Freeport downgraded as analysts question shift into energy, stock slips

Freeport downgraded as analysts question shift into energy, stock slips

Thu Dec 6, 2012 12:21pm EST

(Reuters) – Shares of Freeport-McMoRan Copper & Gold Inc (FCX.N) fell further on Thursday, a day after it said it had struck deals to expand into energy by acquiring Plains Exploration & Production Co (PXP.N) and McMoRan Exploration Co (MMR.N) for $ 9 billion, and at least four analysts downgraded the miner’s stock.

The transactions, valued at $ 19.6 billion including debt, were lambasted by investors and analysts alike as being unnecessary and a distraction from Freeport’s copper business.

Freeport shares fell 5 percent to a 15-month low of $ 30.58 in morning trade before recovering slightly. The stock fell 15 percent on Wednesday after the announcement of the deals.

The investor backlash was exacerbated by the disclosure after the announcement that shareholders won’t be allowed to vote on the deal, meaning the only way they have to express their dissatisfaction is to dump the stock.

“We believe that Freeport stock will remain in the penalty box for the foreseeable future and multiples will remain depressed on the back of these acquisition announcements, given investor uncertainty on the strategic merit,” analysts at Goldman Sachs wrote in a research note.

The move into oil and gas means the company will lose its status as a pure-play copper and gold miner, analysts said.

“Freeport’s diversification into oil and gas arguably removes a key investment draw of the company in its copper exposure,” BMO Capital Markets analysts wrote.

Evy Hambro, a managing director at BlackRock, one of Freeport’s top-five shareholders, condemned the deal on Wednesday, saying there was no reason why the three companies should be put together.

Plains shares, which rose 23.4 percent on Wednesday, were down 2.2 percent at $ 43.48 while McMoRan Exploration’s shares, which had risen 87 percent, were down 3.4 percent at $ 15.27.

The deal’s high debt component was also viewed as negative.

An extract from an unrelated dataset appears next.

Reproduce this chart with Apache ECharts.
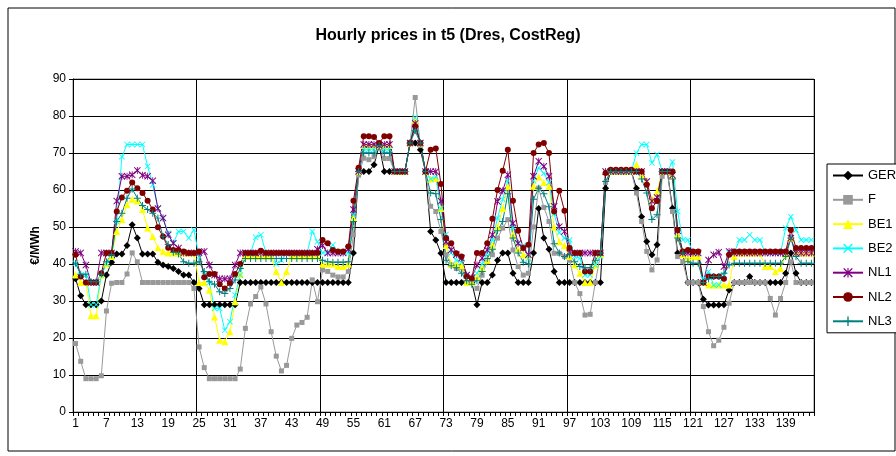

Standard & Poor’s cut its rating outlook on Freeport to negative from stable, including the company’s BBB corporate credit rating. “The negative outlook on Freeport reflects the leveraged nature of the proposed acquisitions, as well as risks associated with integrating the targeted companies,” S&P said.

The cost of protecting debt issued by Freeport against potential default fell slightly after rising sharply on Wednesday immediately after the deal announcement.

Five-year credit default swaps were 1.5 basis points tighter at 153 basis points. That means it costs $ 153,000 a year to protect $ 10 million of debt for five years. The CDS widened about 12 percent on Wednesday.

Yield spreads on the company’s 3.55 percent bonds due March, 2022 widened another 4 basis points to 206 basis points over 10-year Treasuries.


Freeport said on Wednesday that the rationale for entering into the deal was to use low-cost financing available to the company to make attractive investments.

But analysts including Citigroup’s Brian Yu said there was no or little strategic fit or rationale for the deal.

Yu said he expected the deal to dilute Freeport’s 2013 earnings per share by 3.2 percent.

The Goldman Sachs analysts said Freeport would have to address investor concerns about the valuations of the deal, considering cross-ownership and management links among the three companies.

Both Freeport-McMoRan Copper & Gold and the company now known as McMoRan Exploration Co were spun off in the 1980s and 1990s from the former Freeport-McMoRan Inc.

Jim Bob Moffett is chairman of Freeport-McMoRan and co-chairman and chief executive of McMoRan Exploration. In addition, Plains owns nearly one-third of McMoRan Exploration’s shares after a 2010 asset sale.

Some analysts said the $ 6.9 billion deal for Plains undervalued the company, while $ 2.1 billion for McMoRan was on the high end.

“If the high risk ultra-deep drilling does not work, Freeport greatly overpaid for McMoRan in our view,” analysts at RBC Capital Markets said.

McMoRan has struggled with delays at its Davy Jones deep gas prospect off Louisiana.

Analysts at Nomura said the high debt load made a special dividend less likely and eroded any takeover premium in Freeport’s stock.

Nomura cut its price target on Freeport’s stock to $ 36 from $ 40, while UBS decreased its target $ 40 from $ 47.

Freeport shares were down 3.9 percent at $ 30.91 in early afternoon trading on the New York Stock Exchange.